Exercise objective:
Go through the entries below and count the lines holding the word "matplotlib". Reply with only the number, please.

Dataset rows:

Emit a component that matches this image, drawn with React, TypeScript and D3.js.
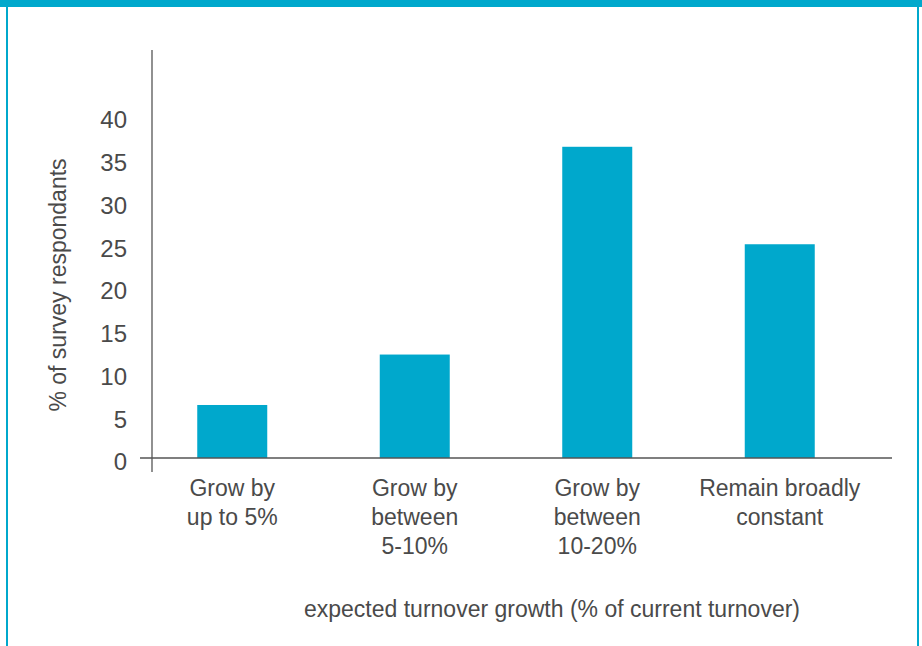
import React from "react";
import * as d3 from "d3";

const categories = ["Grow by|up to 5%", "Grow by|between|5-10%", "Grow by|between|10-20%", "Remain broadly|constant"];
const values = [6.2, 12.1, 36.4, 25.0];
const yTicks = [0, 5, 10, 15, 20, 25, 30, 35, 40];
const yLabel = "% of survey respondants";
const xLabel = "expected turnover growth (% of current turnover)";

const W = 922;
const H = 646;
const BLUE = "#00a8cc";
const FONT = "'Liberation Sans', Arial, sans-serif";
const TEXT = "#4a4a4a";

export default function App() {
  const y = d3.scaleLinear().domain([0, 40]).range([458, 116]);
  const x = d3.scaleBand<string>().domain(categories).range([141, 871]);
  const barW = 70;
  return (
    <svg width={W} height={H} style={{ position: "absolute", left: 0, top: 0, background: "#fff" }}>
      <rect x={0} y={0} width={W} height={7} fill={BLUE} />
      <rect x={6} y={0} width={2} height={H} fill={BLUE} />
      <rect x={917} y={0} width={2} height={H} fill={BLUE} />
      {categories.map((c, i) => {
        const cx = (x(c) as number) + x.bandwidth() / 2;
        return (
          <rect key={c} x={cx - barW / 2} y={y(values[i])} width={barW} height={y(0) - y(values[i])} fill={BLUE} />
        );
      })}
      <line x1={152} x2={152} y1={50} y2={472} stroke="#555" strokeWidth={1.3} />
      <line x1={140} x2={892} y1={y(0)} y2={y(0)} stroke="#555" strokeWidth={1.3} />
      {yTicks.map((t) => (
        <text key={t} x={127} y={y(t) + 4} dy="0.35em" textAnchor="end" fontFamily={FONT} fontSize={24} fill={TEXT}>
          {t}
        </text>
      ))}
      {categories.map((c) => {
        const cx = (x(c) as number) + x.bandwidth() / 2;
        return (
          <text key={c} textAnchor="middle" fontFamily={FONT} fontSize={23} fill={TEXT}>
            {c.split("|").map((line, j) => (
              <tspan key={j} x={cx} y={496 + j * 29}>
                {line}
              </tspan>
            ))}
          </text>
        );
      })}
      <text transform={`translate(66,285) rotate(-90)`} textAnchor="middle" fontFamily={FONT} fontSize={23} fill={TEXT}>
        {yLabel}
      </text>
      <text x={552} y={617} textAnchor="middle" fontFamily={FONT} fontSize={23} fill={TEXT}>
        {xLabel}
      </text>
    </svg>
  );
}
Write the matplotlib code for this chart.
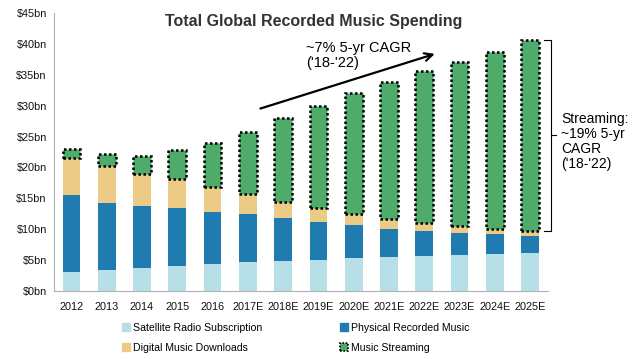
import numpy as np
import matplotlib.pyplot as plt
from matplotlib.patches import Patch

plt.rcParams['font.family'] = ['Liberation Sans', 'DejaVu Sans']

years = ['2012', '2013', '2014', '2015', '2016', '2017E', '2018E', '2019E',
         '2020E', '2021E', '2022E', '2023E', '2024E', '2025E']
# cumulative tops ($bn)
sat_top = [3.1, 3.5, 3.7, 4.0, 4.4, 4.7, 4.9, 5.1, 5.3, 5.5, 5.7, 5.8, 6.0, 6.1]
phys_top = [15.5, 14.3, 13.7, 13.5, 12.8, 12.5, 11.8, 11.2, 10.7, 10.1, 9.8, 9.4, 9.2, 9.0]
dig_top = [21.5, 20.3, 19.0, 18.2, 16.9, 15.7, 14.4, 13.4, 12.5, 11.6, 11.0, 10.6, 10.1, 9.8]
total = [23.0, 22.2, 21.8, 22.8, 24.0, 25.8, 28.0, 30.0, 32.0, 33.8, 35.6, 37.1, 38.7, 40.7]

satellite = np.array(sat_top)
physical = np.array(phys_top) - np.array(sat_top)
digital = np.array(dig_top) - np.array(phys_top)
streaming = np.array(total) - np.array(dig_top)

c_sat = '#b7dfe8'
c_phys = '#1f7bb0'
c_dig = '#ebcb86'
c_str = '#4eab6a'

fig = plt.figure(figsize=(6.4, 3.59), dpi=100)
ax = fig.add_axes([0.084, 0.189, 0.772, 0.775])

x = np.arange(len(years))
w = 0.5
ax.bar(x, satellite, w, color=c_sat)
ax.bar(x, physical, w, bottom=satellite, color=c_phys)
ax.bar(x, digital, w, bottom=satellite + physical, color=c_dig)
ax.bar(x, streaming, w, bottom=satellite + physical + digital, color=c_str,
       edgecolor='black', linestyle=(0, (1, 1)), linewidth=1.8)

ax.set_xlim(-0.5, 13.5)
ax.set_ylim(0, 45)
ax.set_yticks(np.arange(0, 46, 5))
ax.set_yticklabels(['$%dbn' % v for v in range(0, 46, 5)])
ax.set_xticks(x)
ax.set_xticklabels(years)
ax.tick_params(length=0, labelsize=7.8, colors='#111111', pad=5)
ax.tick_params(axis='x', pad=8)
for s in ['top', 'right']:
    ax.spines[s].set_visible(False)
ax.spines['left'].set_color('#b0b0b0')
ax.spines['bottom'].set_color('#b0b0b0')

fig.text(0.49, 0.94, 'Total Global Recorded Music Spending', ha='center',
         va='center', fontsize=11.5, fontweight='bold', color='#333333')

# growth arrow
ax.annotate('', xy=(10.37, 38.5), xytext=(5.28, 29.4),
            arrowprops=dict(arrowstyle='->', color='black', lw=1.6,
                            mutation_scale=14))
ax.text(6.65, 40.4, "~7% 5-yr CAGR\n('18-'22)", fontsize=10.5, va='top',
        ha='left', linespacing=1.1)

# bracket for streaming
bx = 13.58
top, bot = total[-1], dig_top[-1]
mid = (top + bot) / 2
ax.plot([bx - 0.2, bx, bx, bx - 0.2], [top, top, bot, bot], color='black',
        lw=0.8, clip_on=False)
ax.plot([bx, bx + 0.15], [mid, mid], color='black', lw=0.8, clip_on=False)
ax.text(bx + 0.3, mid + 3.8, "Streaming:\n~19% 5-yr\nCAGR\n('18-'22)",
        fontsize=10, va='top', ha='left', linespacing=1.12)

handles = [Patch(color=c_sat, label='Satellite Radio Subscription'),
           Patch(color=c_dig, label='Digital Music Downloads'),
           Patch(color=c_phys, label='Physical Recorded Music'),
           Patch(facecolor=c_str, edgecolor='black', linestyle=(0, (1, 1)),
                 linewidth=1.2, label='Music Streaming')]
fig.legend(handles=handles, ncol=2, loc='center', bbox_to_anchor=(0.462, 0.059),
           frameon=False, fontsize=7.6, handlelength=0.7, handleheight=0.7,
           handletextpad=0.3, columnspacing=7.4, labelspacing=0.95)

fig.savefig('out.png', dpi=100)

Solved problem:
3